This *has* indeed been suggested before. Instead of wondering next time, use the Search.

I love suggestions that blindly tout "efficiency" as the motivation.. Do you really know the efficiency difference of a case switch versus an if statement, or a while loop versus a for loop? Have you implemented these features yourself in an interpreter and benchmarked the varying results? Can you provide us with said "more efficient" implementation as well as the benchmark results? If not, why would you claim it's more efficient? How did you come upon such a conclusion?

The truth is, for loops aren't "more efficient" and neither are switch cases-- those are just syntactic sugar, and mIRC already has enough of that.

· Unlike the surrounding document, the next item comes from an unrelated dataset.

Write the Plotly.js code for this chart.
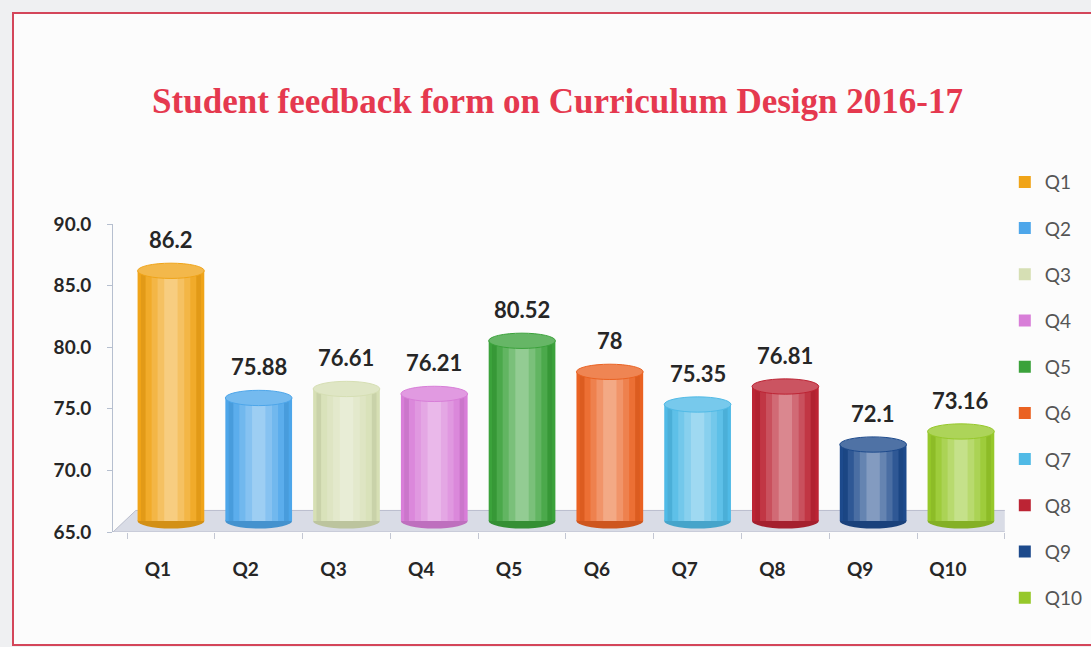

The only thing that would potentially be more efficient from language construct support would be "arrays". But the thing about arrays is that they sort of already exist in various forms, most efficiently as string tokenization ($gettok on a %var) followed by the use of Hash Tables (hash tables are slightly less efficient than true arrays but probably moreso than dynamic variables-- this is an assumption, it could be the other way around but that doesn't really change the point). However, anyone who implies that arrays don't exist in mIRC doesn't understand what an array is to begin with. The only difference would be syntax in construct vs. function call-- again, not exactly a very good justification. I also can't vouch for the efficiency gain in switching from string tokenization / dynamic vars / hash tables to a builtin first-class array type because I have no way of benchmarking the results. Making such a claim would be impossible to prove one way or another. It might be more efficient, it might not-- it's definitely not guaranteed.

Changes for the sake of change is simply a bad idea. This is really just suggesting a different way to skin a cat. There would probably be little actual benefit from any of these changes.